Monday 6 April 2009

It's The Economy Stoopid

Actually, it's the lightmaps. Map crashes on export? Bets are it's the lightmaps. Funny dark cuts along the edges of the brushes visible from certain angles and certain distances? Not brush borders, but lightmap borders.

Why does this all happen? Because geometry scale is 32, small scale lightmaps (like 8) cause trauma on larger brushes when calculating the lightmap. Keep brushes smaller for less lightmap calculation map crash trauma. Compressed edges of lightmaps visible? Make lightmap scale the same as geometry to dispell (though to be honest you'll probably still see a few of the little critters lurking out in the far distance if you have a long, long surface like a road). There's also an occaisonal light bleed in some interiors with this.


What the world looks like immediately after it spawns from my id

So, with that finally realised, we set out to design Map2. Map1 (aka High Wold, the pics of an urban environment in my previous blogs) was created as a large test BSP using large facade blocks as the buildings. Rather urbanized, terrace streets. Map2 was designed for more individual buildings, detached, semi-detached housing. The idea being to create a series of prefabs which I can then drop into editor/modeling program, arrange and then export en mass as a single object (BSP or mesh model).

And it all seemed to go okay like that. I did attempt a new method of creating a mesh model in Blender and then exporting it as a mapfile, but Blender's map exporter isn't up to anything particularly complicated, and the end result looked like a mangled, disjointed mess on close inspection. Blender can export mapfiles fine - if you stick to the basic rules of being BSP friendly (build it using individual blocks - think lego).


Church tower is 400m away, just out of rifle range but not sniper or lmg

So, establishing that prefabbing really is the way to go, and with a BSP version knocked up, I recreated the whole thing as a mesh model. Whilst polysoup collision (what you see is what you bang into) has been available for a while, the lack of lightmaps has meant that it just didn't cast realistic shadows onto itself or other meshes. This can look a bit odd to say the least. However, there is new tech on the horizon which may well sort this problem out, and which includes scandulous mention (it's not really scandulous, I'm just using a random adjective for teh interwebz draaama) that BSP will be more performance friendly. With Map2 copied into both BSP and Polysouped Mesh versions, it'll be interesting to what the difference is in-game using said new tech.

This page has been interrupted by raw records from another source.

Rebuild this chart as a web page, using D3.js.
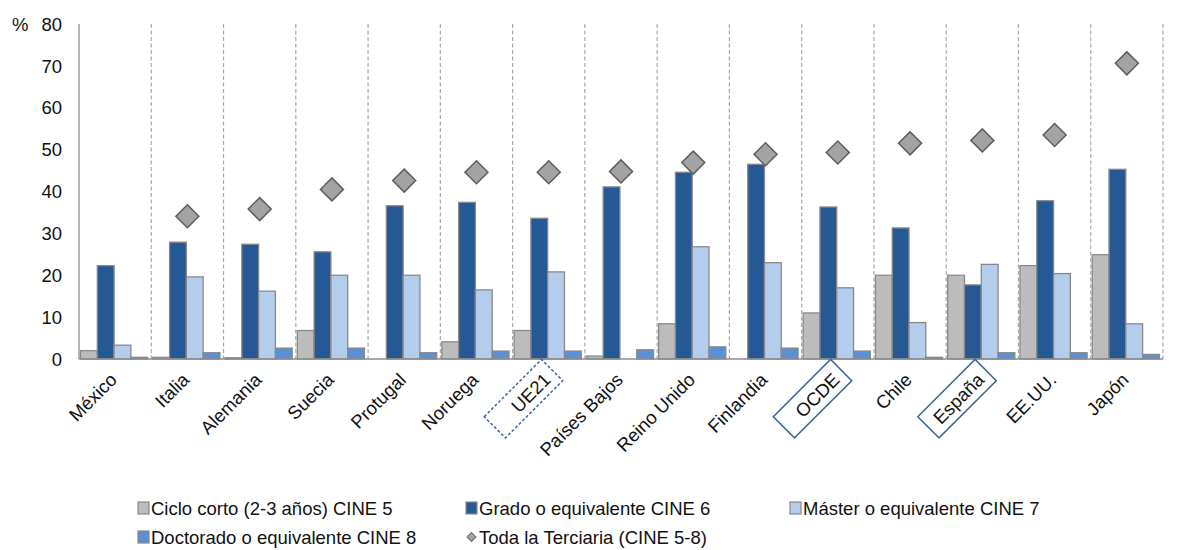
<!DOCTYPE html>
<html>
<head>
<meta charset="utf-8">
<script src="https://cdn.jsdelivr.net/npm/d3@7"></script>
<style>
  html, body { margin: 0; padding: 0; background: #ffffff; }
  svg { display: block; font-family: Arial, "Liberation Sans", sans-serif; }
</style>
</head>
<body>
<svg id="chart" width="1180" height="550"></svg>
<script>
// Categories (countries / aggregates), in display order
const categories = ["México", "Italia", "Alemania", "Suecia", "Protugal", "Noruega", "UE21",
  "Países Bajos", "Reino Unido", "Finlandia", "OCDE", "Chile", "España", "EE.UU.", "Japón"];

// Percentages by level of tertiary education
const cine5 = [2.0, 0.4, 0.3, 6.8, 0, 4.1, 6.8, 0.7, 8.4, 0, 11.0, 20.0, 20.0, 22.3, 24.9];
const cine6 = [22.3, 27.9, 27.4, 25.6, 36.6, 37.4, 33.6, 41.1, 44.6, 46.5, 36.3, 31.3, 17.7, 37.8, 45.3];
const cine7 = [3.3, 19.6, 16.2, 20.0, 20.0, 16.5, 20.8, 0, 26.8, 23.0, 17.0, 8.7, 22.6, 20.4, 8.4];
const cine8 = [0.4, 1.5, 2.6, 2.6, 1.5, 1.9, 1.9, 2.2, 2.9, 2.6, 1.9, 0.4, 1.5, 1.5, 1.1];
const totalTertiary = [null, 34.1, 35.8, 40.5, 42.6, 44.6, 44.6, 44.8, 46.9, 48.9, 49.3, 51.5, 52.2, 53.5, 70.6];

const seriesNames = ["Ciclo corto (2-3 años) CINE 5", "Grado o equivalente CINE 6",
  "Máster o equivalente CINE 7", "Doctorado o equivalente CINE 8"];
const totalName = "Toda la Terciaria (CINE 5-8)";

const yTicks = [0, 10, 20, 30, 40, 50, 60, 70, 80];

// Aggregates framed on the axis
const framedDashed = ["UE21"];
const framedSolid = ["OCDE", "España"];

// ---- styling ----
const colors = ["#bcbcbc", "#255996", "#b5cdec", "#5b8fd6"];
const barStroke = "#898989";
const frameColor = "#3d679c";
const fontSize = 18.5;

const plot = { left: 79, right: 1163, top: 24, bottom: 359 };

const svg = d3.select("#chart");

const x = d3.scaleBand().domain(categories).range([plot.left, plot.right]).padding(0);
const xInner = d3.scaleBand().domain(d3.range(4)).range([1.5, x.bandwidth() - 3.6]).padding(0);
const y = d3.scaleLinear().domain([0, 80]).range([plot.bottom, plot.top]);

const seriesValues = [cine5, cine6, cine7, cine8];

// Dashed separators between categories (and at the right edge)
const separators = categories.slice(1).map(c => x(c)).concat([plot.right]);
svg.append("g")
  .selectAll("line")
  .data(separators)
  .join("line")
  .attr("x1", d => d)
  .attr("x2", d => d)
  .attr("y1", y(80))
  .attr("y2", y(0))
  .attr("stroke", "#a9a9a9")
  .attr("stroke-width", 1.2)
  .attr("stroke-dasharray", "4,2.5");

// Bars
const groups = svg.append("g")
  .selectAll("g")
  .data(categories)
  .join("g")
  .attr("transform", d => `translate(${x(d)},0)`);

groups.selectAll("rect")
  .data((d, i) => seriesValues.map((vals, s) => ({ s, v: vals[i] })).filter(e => e.v > 0))
  .join("rect")
  .attr("x", d => xInner(d.s))
  .attr("width", xInner.bandwidth())
  .attr("y", d => y(d.v))
  .attr("height", d => y(0) - y(d.v))
  .attr("fill", d => colors[d.s])
  .attr("stroke", barStroke)
  .attr("stroke-width", 1.3);

// Axis lines
svg.append("line")
  .attr("x1", plot.left).attr("x2", plot.left)
  .attr("y1", y(80)).attr("y2", y(0))
  .attr("stroke", "#8c8c8c").attr("stroke-width", 1.3);
svg.append("line")
  .attr("x1", plot.left).attr("x2", plot.right)
  .attr("y1", y(0)).attr("y2", y(0))
  .attr("stroke", "#8c8c8c").attr("stroke-width", 1.3);

// Diamonds for total tertiary
const diamond = d3.symbol().type(d3.symbolSquare).size(2 * 11.5 * 11.5);
svg.append("g")
  .selectAll("path")
  .data(categories.map((c, i) => ({ c, v: totalTertiary[i] })).filter(d => d.v != null))
  .join("path")
  .attr("d", diamond)
  .attr("transform", d => `translate(${x(d.c) + x.bandwidth() / 2},${y(d.v)}) rotate(45)`)
  .attr("fill", "#a3a3a3")
  .attr("stroke", "#5e5e5e")
  .attr("stroke-width", 1.5);

// Y tick labels
svg.append("g")
  .selectAll("text")
  .data(yTicks)
  .join("text")
  .attr("x", 62)
  .attr("y", d => y(d))
  .attr("dy", "0.36em")
  .attr("text-anchor", "end")
  .attr("font-size", fontSize)
  .attr("fill", "#111")
  .text(d => d);

svg.append("text")
  .attr("x", 12)
  .attr("y", y(80))
  .attr("dy", "0.36em")
  .attr("font-size", fontSize)
  .attr("fill", "#111")
  .text("%");

// Category labels, rotated
const labels = svg.append("g")
  .selectAll("g")
  .data(categories)
  .join("g")
  .attr("transform", d => `translate(${x(d) + x.bandwidth() / 2 + 3},${y(0) + 22}) rotate(-45)`);

labels.filter(d => framedDashed.includes(d) || framedSolid.includes(d))
  .append("rect")
  .attr("x", -73)
  .attr("y", -22.5)
  .attr("width", 81)
  .attr("height", 30)
  .attr("fill", "none")
  .attr("stroke", frameColor)
  .attr("stroke-width", 1.5)
  .attr("stroke-dasharray", d => framedDashed.includes(d) ? "3,2" : null);

labels.append("text")
  .attr("text-anchor", "end")
  .attr("font-size", fontSize)
  .attr("fill", "#111")
  .text(d => d);

// Legend
const legendItems = [
  { name: seriesNames[0], type: "rect", color: colors[0], x: 138, y: 508 },
  { name: seriesNames[1], type: "rect", color: colors[1], x: 466, y: 508 },
  { name: seriesNames[2], type: "rect", color: colors[2], x: 790, y: 508 },
  { name: seriesNames[3], type: "rect", color: colors[3], x: 138, y: 537 },
  { name: totalName, type: "diamond", color: "#a3a3a3", x: 466, y: 537 }
];

const legend = svg.append("g")
  .selectAll("g")
  .data(legendItems)
  .join("g")
  .attr("transform", d => `translate(${d.x},${d.y})`);

legend.filter(d => d.type === "rect")
  .append("rect")
  .attr("x", 0).attr("y", -6)
  .attr("width", 11).attr("height", 12)
  .attr("fill", d => d.color)
  .attr("stroke", barStroke)
  .attr("stroke-width", 1.2);

legend.filter(d => d.type === "diamond")
  .append("path")
  .attr("d", d3.symbol().type(d3.symbolSquare).size(2 * 4.5 * 4.5))
  .attr("transform", "translate(5.5,0) rotate(45)")
  .attr("fill", d => d.color)
  .attr("stroke", "#6a6a6a")
  .attr("stroke-width", 1);

legend.append("text")
  .attr("x", 13)
  .attr("dy", "0.36em")
  .attr("font-size", fontSize)
  .attr("fill", "#111")
  .text(d => d.name);
</script>
</body>
</html>
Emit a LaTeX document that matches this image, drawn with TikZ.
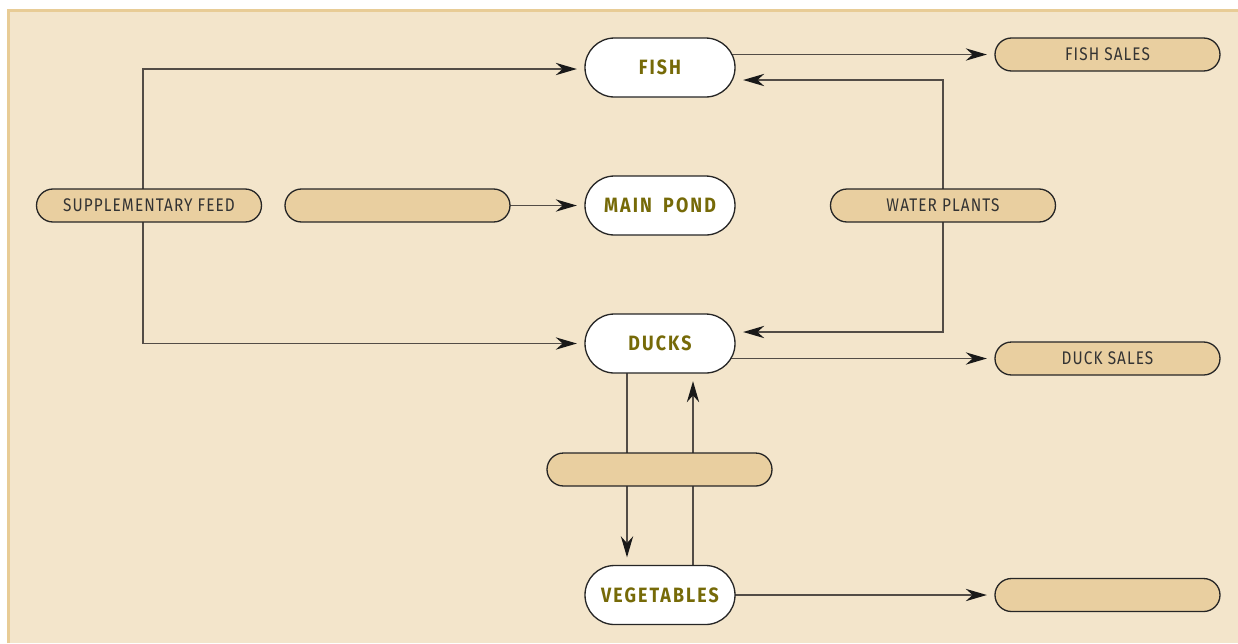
\documentclass[tikz,border=0pt]{standalone}
\usepackage{fontspec}
\setmainfont{Fira Sans}
\newfontfamily\boxfont[FakeStretch=0.84,LetterSpace=6]{Fira Sans}
\newfontfamily\stockfont[FakeStretch=0.86,LetterSpace=10,WordSpace=1.8]{Fira Sans}
\usetikzlibrary{shapes.misc,arrows.meta}
\definecolor{paper}{RGB}{243,229,203}
\definecolor{rim}{RGB}{232,204,150}
\definecolor{tanbox}{RGB}{233,207,160}
\definecolor{olive}{RGB}{118,106,8}
\definecolor{ink}{RGB}{82,76,70}
\pgfdeclarelayer{paperlayer}
\pgfdeclarelayer{linklayer}
\pgfsetlayers{paperlayer,linklayer,main}
\begin{document}
\begin{tikzpicture}[line join=round,
	stock/.style={rounded rectangle,draw=black!85,line width=0.75pt,fill=white,minimum width=3cm,minimum height=1.18cm,inner sep=0pt,text=olive,font=\stockfont\bfseries\fontsize{11.8}{12}\selectfont},
	flow/.style={rounded rectangle,draw=black!85,line width=0.75pt,fill=tanbox,minimum width=4.5cm,minimum height=0.66cm,inner sep=0pt,text=black!80,font=\boxfont\fontsize{10.4}{12}\selectfont},
	link/.style={draw=ink,line width=0.8pt,-{Stealth[length=12pt,width=7pt,color=black!90]},shorten >=0.15cm}]
	\useasboundingbox (0,0) rectangle (24.76,-12.86);
	\begin{pgfonlayer}{paperlayer}
		\fill[paper] (0.16,-0.2) rectangle (24.76,-12.86);
		\draw[rim,line width=1.2pt] (0.17,-12.86)--(0.17,-0.21)--(24.76,-0.21);
	\end{pgfonlayer}
	% the four stocks
	\node[stock] (fish) at (13.2,-1.35) {FISH};
	\node[stock] (pond) at (13.2,-4.11) {MAIN POND};
	\node[stock] (ducks) at (13.2,-6.87) {DUCKS};
	\node[stock] (veg) at (13.2,-11.9) {VEGETABLES};
	% inputs and outputs
	\node[flow] (feed) at (2.98,-4.11) {SUPPLEMENTARY FEED};
	\node[flow] (pondin) at (7.95,-4.11) {};
	\node[flow] (plants) at (18.86,-4.11) {WATER PLANTS};
	\node[flow] (mid) at (13.19,-9.39) {};
	\node[flow] (fishsales) at (22.15,-1.09) {FISH SALES};
	\node[flow] (ducksales) at (22.15,-7.17) {DUCK SALES};
	\node[flow] (vegout) at (22.15,-11.9) {};
	\begin{pgfonlayer}{linklayer}
		\draw[link] ([xshift=-0.12cm]feed.center) |- ([yshift=-0.03cm]fish.west);
		\draw[link] ([xshift=-0.12cm]feed.center) |- (ducks.west);
		\draw[link] (pondin.center) -- (pond.west);
		\draw[link] (plants.center) |- ([yshift=-0.25cm]fish.east);
		\draw[link] (plants.center) |- ([yshift=0.23cm]ducks.east);
		\draw[link] (fish.center |- fishsales) -- (fishsales.west);
		\draw[link] (ducks.center |- ducksales) -- (ducksales.west);
		\draw[link] (veg.center) -- (vegout.west);
		\draw[link] ([xshift=-0.66cm]ducks.center) -- ([xshift=-0.66cm]veg.north);
		\draw[link] ([xshift=0.66cm]veg.center) -- ([xshift=0.66cm]ducks.south);
	\end{pgfonlayer}
\end{tikzpicture}
\end{document}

BSP version, roofs are NULLed

To be honest I was having so much fun building the mesh version that I imbellished it quite a bit, so it's got 7k faces instead of 5k as the BSP version. Performance-wise in current tech (TGEA1.7.1 'cos I haven't transfered all of my custom scripts over to 1.8.1 yet) the meshed polysoup wins out with an FPS of 30% higher than BSP (based on 5 locations and views at 1280x768 resolution with 1700m visibility). That's an max-average fps of BSP 125 and Polysoup 165.


Polysouped Mesh version - Spot the Difference!

Apart from the mesh lighting issue there are also a couple of other problems, such as the model vanishing when the fog/maxvis hits the centre of the bounding box (problematic with large meshes in low visibility environments - but fine with a long maxvis like I'm currently using). I'm a great believer that in making large environments as a single object is better for performance than making hundreds of individual objects and then sticking them in-world together. No matter how many surfaces it has, it is still just one object for the processor to initialize and then worry about, instead of 50. Another issue I've noticed with current tech's polysoup is that the colour/tone/intensity of the textures aren't as vibrant as they are when applied to BSP, probably because of the lack of lightmaps.

Anyhow, it'll be interesting to see what the new tech brings. Roll on Beta.